## Begin Data rows
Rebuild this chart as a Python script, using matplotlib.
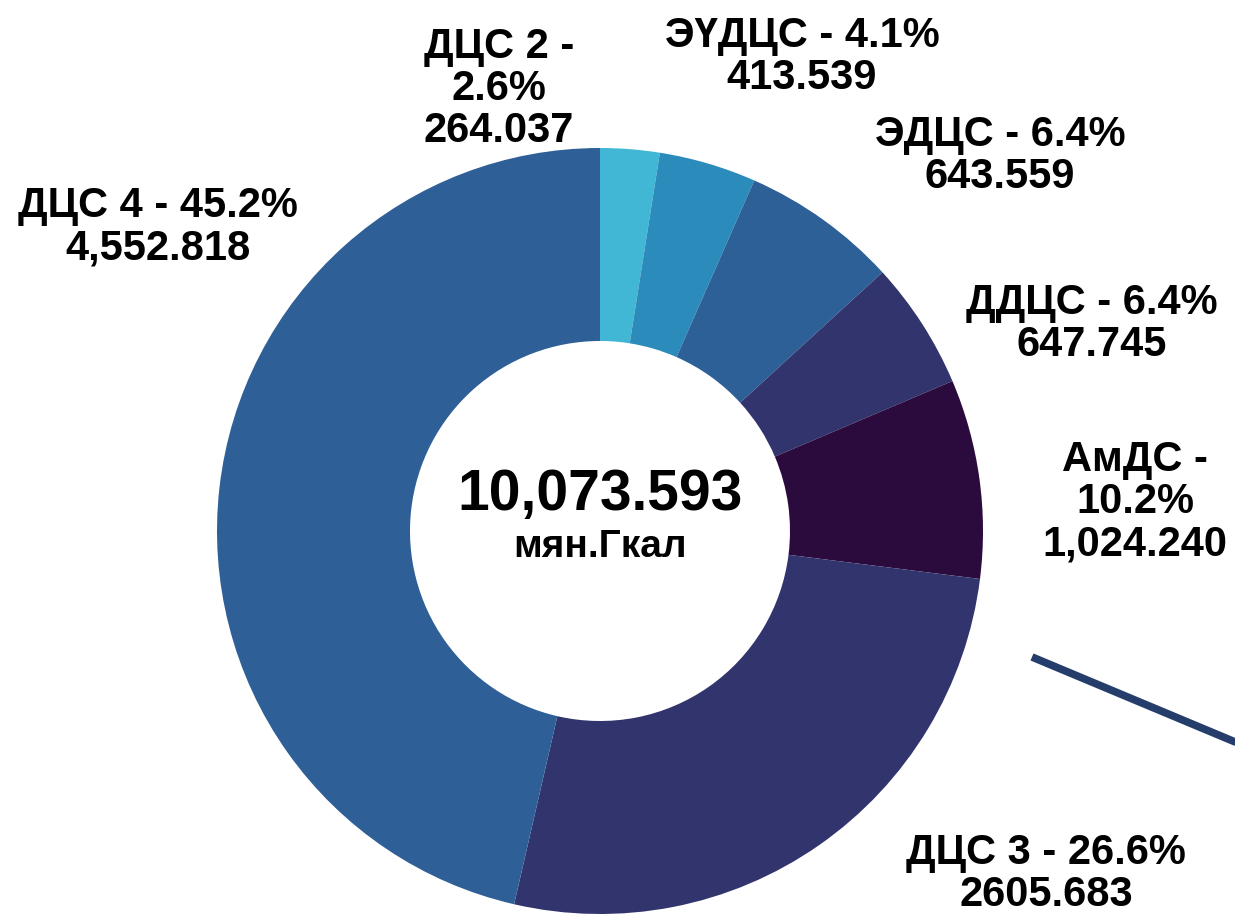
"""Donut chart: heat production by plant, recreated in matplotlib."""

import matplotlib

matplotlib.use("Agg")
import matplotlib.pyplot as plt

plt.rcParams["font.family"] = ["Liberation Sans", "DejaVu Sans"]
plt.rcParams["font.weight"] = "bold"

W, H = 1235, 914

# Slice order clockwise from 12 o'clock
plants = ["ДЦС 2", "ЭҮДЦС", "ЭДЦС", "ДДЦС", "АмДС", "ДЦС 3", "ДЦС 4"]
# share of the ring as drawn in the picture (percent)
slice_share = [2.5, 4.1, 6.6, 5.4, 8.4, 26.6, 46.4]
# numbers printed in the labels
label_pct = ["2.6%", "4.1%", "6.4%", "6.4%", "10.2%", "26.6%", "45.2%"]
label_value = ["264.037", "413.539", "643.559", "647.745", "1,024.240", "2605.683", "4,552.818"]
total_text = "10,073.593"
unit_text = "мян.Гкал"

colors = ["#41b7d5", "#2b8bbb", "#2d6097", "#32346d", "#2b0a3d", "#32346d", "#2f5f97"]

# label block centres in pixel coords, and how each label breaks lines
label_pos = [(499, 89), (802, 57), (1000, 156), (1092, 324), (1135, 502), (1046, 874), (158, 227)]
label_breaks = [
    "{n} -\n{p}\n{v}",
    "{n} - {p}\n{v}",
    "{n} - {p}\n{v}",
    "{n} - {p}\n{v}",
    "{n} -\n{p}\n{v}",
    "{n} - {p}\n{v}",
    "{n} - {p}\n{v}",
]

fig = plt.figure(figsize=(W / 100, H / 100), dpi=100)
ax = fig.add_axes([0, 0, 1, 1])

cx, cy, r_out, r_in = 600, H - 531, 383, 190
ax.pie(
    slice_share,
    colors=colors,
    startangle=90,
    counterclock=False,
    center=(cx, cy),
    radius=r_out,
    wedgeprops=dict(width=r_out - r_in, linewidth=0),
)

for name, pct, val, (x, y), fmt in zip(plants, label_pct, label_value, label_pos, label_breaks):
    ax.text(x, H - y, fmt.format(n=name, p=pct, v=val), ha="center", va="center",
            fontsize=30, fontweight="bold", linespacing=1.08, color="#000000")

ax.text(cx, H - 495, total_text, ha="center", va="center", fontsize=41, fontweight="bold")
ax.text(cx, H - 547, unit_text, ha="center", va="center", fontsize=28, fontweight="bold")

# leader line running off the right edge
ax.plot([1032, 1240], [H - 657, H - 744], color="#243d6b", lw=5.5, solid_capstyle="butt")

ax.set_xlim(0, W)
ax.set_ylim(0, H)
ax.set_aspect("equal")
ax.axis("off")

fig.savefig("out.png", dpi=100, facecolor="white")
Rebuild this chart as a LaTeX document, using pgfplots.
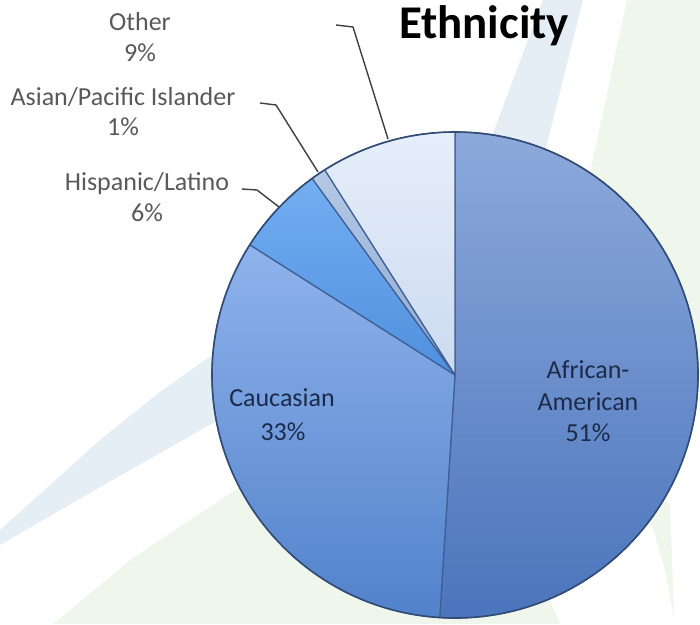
## End Data rows
Each record above should be copied character for character, with pictures dropped.

— Solution —
Rebuild this chart as a Python script, using matplotlib.
"""Donut chart: heat production by plant, recreated in matplotlib."""

import matplotlib

matplotlib.use("Agg")
import matplotlib.pyplot as plt

plt.rcParams["font.family"] = ["Liberation Sans", "DejaVu Sans"]
plt.rcParams["font.weight"] = "bold"

W, H = 1235, 914

# Slice order clockwise from 12 o'clock
plants = ["ДЦС 2", "ЭҮДЦС", "ЭДЦС", "ДДЦС", "АмДС", "ДЦС 3", "ДЦС 4"]
# share of the ring as drawn in the picture (percent)
slice_share = [2.5, 4.1, 6.6, 5.4, 8.4, 26.6, 46.4]
# numbers printed in the labels
label_pct = ["2.6%", "4.1%", "6.4%", "6.4%", "10.2%", "26.6%", "45.2%"]
label_value = ["264.037", "413.539", "643.559", "647.745", "1,024.240", "2605.683", "4,552.818"]
total_text = "10,073.593"
unit_text = "мян.Гкал"

colors = ["#41b7d5", "#2b8bbb", "#2d6097", "#32346d", "#2b0a3d", "#32346d", "#2f5f97"]

# label block centres in pixel coords, and how each label breaks lines
label_pos = [(499, 89), (802, 57), (1000, 156), (1092, 324), (1135, 502), (1046, 874), (158, 227)]
label_breaks = [
    "{n} -\n{p}\n{v}",
    "{n} - {p}\n{v}",
    "{n} - {p}\n{v}",
    "{n} - {p}\n{v}",
    "{n} -\n{p}\n{v}",
    "{n} - {p}\n{v}",
    "{n} - {p}\n{v}",
]

fig = plt.figure(figsize=(W / 100, H / 100), dpi=100)
ax = fig.add_axes([0, 0, 1, 1])

cx, cy, r_out, r_in = 600, H - 531, 383, 190
ax.pie(
    slice_share,
    colors=colors,
    startangle=90,
    counterclock=False,
    center=(cx, cy),
    radius=r_out,
    wedgeprops=dict(width=r_out - r_in, linewidth=0),
)

for name, pct, val, (x, y), fmt in zip(plants, label_pct, label_value, label_pos, label_breaks):
    ax.text(x, H - y, fmt.format(n=name, p=pct, v=val), ha="center", va="center",
            fontsize=30, fontweight="bold", linespacing=1.08, color="#000000")

ax.text(cx, H - 495, total_text, ha="center", va="center", fontsize=41, fontweight="bold")
ax.text(cx, H - 547, unit_text, ha="center", va="center", fontsize=28, fontweight="bold")

# leader line running off the right edge
ax.plot([1032, 1240], [H - 657, H - 744], color="#243d6b", lw=5.5, solid_capstyle="butt")

ax.set_xlim(0, W)
ax.set_ylim(0, H)
ax.set_aspect("equal")
ax.axis("off")

fig.savefig("out.png", dpi=100, facecolor="white")
Rebuild this chart as a LaTeX document, using pgfplots.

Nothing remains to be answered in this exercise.